TASK DESCRIPTION:
Repeat only the lines running from the beginning of the material through the line that contains "const yTicks = [0, 0.2, 0.4, 0.6, 0.8, 1.0];".

STORED DATA:
-- Start --
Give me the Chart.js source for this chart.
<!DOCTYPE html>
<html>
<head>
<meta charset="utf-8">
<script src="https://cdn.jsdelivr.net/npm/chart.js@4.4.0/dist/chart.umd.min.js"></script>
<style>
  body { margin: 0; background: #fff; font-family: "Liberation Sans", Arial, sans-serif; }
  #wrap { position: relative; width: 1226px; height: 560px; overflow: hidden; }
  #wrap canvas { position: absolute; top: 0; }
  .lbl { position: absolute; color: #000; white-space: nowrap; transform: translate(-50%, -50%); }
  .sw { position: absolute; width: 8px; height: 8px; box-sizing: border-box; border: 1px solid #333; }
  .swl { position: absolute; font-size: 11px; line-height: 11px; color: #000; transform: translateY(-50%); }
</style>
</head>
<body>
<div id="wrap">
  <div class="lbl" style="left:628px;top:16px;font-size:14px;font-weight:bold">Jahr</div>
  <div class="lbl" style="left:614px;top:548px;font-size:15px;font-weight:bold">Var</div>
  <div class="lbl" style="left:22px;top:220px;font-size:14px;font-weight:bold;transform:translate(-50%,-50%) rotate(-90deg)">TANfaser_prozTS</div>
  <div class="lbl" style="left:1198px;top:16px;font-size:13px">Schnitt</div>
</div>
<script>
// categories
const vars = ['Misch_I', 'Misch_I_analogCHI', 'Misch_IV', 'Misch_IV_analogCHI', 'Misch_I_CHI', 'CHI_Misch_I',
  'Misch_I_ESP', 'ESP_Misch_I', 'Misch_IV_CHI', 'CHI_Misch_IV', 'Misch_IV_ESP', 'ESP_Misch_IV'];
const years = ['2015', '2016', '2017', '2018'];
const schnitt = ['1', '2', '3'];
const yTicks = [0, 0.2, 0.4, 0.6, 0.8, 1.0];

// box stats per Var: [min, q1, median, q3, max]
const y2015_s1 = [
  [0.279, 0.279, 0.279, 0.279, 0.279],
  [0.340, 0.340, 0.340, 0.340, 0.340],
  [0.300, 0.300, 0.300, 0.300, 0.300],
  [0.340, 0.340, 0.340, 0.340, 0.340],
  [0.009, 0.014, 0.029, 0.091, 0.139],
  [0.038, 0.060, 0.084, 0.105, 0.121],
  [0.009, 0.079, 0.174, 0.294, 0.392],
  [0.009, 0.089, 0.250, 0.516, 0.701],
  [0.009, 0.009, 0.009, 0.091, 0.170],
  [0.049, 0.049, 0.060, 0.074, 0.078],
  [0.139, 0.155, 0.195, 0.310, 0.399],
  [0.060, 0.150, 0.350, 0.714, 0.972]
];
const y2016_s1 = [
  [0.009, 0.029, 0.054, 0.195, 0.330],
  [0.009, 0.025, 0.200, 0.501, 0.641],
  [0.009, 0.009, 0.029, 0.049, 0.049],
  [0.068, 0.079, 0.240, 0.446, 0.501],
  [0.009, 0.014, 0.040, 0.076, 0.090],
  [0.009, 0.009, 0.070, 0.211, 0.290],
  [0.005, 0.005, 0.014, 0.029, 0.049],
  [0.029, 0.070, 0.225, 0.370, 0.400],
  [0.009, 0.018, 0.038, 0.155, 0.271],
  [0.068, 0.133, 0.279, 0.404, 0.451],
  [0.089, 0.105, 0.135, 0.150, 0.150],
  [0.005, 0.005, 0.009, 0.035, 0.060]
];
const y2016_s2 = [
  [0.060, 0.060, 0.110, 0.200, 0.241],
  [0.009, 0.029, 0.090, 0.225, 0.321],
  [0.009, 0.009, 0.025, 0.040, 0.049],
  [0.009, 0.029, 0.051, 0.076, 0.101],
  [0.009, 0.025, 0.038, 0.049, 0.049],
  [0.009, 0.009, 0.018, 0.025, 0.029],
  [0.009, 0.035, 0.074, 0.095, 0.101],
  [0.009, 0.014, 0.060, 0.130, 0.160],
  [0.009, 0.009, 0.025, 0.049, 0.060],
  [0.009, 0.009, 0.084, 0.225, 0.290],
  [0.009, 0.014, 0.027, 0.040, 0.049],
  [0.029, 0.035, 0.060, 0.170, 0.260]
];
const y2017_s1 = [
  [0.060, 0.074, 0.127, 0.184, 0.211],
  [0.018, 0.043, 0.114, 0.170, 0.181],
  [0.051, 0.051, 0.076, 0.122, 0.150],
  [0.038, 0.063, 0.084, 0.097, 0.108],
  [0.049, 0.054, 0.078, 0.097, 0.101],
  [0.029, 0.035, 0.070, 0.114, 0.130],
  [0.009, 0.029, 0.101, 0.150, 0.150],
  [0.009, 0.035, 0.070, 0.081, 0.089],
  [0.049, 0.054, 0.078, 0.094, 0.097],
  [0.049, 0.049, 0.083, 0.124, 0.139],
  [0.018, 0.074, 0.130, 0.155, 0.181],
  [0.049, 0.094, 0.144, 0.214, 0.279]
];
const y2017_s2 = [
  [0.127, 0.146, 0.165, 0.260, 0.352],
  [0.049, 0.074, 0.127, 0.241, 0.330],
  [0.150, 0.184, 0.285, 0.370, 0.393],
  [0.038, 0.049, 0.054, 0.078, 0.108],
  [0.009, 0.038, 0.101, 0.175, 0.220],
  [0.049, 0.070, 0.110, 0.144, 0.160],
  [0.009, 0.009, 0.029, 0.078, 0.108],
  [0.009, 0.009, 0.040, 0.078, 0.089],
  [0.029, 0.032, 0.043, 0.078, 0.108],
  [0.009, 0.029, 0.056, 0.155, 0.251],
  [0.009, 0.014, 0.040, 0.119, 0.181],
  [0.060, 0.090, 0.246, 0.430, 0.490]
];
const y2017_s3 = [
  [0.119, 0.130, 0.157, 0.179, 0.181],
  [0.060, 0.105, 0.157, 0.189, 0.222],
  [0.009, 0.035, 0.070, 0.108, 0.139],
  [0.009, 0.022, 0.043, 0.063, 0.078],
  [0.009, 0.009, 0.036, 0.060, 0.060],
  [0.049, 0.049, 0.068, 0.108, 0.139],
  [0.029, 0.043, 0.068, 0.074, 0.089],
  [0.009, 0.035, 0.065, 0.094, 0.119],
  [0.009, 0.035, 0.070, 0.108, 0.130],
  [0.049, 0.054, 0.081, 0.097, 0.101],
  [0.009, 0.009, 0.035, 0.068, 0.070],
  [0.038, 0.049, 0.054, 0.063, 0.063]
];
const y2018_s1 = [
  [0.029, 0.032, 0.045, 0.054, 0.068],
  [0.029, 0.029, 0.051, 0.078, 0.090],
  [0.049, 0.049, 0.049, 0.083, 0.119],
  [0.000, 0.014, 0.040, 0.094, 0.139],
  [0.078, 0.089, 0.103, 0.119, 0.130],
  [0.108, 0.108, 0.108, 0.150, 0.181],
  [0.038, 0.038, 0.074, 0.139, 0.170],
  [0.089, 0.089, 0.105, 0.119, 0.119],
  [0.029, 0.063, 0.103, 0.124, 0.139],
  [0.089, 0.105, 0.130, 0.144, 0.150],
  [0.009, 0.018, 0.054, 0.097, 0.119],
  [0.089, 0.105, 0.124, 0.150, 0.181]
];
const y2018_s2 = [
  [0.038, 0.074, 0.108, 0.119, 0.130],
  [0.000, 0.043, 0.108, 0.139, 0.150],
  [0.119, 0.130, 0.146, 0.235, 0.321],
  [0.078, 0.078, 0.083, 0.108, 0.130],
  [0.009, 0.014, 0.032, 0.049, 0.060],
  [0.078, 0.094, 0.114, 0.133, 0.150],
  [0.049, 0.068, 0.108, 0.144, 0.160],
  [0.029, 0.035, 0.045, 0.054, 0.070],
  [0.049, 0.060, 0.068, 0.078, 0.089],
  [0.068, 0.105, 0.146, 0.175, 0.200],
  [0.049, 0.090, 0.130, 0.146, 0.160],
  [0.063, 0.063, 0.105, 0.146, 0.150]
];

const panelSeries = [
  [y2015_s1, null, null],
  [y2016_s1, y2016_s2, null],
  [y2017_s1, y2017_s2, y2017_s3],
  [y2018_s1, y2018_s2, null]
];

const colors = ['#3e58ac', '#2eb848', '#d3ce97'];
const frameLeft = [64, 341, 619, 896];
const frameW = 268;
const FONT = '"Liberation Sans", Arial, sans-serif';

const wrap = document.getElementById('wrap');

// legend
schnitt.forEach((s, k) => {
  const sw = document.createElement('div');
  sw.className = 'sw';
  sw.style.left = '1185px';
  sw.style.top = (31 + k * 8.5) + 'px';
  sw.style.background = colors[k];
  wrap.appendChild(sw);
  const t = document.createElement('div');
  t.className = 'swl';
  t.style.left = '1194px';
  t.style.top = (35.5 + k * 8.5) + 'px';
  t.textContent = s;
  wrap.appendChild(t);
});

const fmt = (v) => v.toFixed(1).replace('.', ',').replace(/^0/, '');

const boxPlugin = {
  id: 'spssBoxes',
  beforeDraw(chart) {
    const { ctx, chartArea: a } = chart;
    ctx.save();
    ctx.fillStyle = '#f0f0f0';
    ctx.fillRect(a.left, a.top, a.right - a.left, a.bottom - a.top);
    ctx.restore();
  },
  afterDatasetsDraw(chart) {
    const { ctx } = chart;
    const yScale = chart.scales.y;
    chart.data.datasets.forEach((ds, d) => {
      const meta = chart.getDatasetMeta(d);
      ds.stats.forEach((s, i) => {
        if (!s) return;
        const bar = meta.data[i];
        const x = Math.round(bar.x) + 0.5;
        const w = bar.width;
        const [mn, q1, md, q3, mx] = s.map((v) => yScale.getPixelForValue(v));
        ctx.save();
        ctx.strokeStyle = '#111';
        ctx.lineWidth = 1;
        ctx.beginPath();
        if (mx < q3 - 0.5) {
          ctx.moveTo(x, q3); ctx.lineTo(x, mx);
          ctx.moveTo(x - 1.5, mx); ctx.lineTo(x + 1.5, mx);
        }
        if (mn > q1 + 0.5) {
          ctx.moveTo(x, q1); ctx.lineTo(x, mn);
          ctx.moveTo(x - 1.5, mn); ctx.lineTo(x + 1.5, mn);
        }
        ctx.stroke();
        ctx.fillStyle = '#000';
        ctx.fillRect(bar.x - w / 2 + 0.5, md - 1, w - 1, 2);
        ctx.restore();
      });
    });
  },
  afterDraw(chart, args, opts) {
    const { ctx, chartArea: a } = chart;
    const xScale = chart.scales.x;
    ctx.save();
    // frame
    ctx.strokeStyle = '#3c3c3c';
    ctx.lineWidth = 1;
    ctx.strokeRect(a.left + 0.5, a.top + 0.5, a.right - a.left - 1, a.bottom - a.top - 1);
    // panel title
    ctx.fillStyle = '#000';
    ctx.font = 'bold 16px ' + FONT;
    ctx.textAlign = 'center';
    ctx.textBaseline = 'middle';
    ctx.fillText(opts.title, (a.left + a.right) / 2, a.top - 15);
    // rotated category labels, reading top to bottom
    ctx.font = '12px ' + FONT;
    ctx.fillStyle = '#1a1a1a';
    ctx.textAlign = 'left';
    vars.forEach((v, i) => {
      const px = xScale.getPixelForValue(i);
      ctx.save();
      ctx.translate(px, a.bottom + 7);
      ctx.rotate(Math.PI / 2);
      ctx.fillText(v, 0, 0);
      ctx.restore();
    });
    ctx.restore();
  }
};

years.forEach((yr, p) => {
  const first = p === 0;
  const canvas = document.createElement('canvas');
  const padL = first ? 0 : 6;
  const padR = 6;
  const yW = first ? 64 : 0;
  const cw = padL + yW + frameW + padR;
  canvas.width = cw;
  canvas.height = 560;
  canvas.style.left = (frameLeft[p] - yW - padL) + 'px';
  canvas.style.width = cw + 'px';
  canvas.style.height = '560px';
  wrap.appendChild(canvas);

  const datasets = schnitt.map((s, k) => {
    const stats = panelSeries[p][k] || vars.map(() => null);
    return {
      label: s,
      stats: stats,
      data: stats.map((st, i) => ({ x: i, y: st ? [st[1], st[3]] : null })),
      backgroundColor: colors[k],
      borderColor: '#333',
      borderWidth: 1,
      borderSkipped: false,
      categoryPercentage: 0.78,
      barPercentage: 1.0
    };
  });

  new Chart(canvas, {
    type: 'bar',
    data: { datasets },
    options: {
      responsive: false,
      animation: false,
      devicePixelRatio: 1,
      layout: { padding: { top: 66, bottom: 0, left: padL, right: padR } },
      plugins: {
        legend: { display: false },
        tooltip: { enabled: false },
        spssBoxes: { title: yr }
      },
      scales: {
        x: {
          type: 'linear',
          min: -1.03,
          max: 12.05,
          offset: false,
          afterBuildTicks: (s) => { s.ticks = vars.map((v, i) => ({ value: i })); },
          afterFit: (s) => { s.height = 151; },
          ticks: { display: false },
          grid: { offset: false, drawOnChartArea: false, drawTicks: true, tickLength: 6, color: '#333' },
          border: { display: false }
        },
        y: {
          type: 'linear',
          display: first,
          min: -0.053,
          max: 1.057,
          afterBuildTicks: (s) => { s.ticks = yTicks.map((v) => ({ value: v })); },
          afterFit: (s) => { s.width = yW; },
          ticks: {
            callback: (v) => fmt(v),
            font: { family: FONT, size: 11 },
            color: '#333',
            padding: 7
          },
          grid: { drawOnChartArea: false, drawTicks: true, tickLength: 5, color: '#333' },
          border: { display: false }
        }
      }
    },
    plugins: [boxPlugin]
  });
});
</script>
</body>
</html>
-- End --
OUTPUT BELOW:
Give me the Chart.js source for this chart.
<!DOCTYPE html>
<html>
<head>
<meta charset="utf-8">
<script src="https://cdn.jsdelivr.net/npm/chart.js@4.4.0/dist/chart.umd.min.js"></script>
<style>
  body { margin: 0; background: #fff; font-family: "Liberation Sans", Arial, sans-serif; }
  #wrap { position: relative; width: 1226px; height: 560px; overflow: hidden; }
  #wrap canvas { position: absolute; top: 0; }
  .lbl { position: absolute; color: #000; white-space: nowrap; transform: translate(-50%, -50%); }
  .sw { position: absolute; width: 8px; height: 8px; box-sizing: border-box; border: 1px solid #333; }
  .swl { position: absolute; font-size: 11px; line-height: 11px; color: #000; transform: translateY(-50%); }
</style>
</head>
<body>
<div id="wrap">
  <div class="lbl" style="left:628px;top:16px;font-size:14px;font-weight:bold">Jahr</div>
  <div class="lbl" style="left:614px;top:548px;font-size:15px;font-weight:bold">Var</div>
  <div class="lbl" style="left:22px;top:220px;font-size:14px;font-weight:bold;transform:translate(-50%,-50%) rotate(-90deg)">TANfaser_prozTS</div>
  <div class="lbl" style="left:1198px;top:16px;font-size:13px">Schnitt</div>
</div>
<script>
// categories
const vars = ['Misch_I', 'Misch_I_analogCHI', 'Misch_IV', 'Misch_IV_analogCHI', 'Misch_I_CHI', 'CHI_Misch_I',
  'Misch_I_ESP', 'ESP_Misch_I', 'Misch_IV_CHI', 'CHI_Misch_IV', 'Misch_IV_ESP', 'ESP_Misch_IV'];
const years = ['2015', '2016', '2017', '2018'];
const schnitt = ['1', '2', '3'];
const yTicks = [0, 0.2, 0.4, 0.6, 0.8, 1.0];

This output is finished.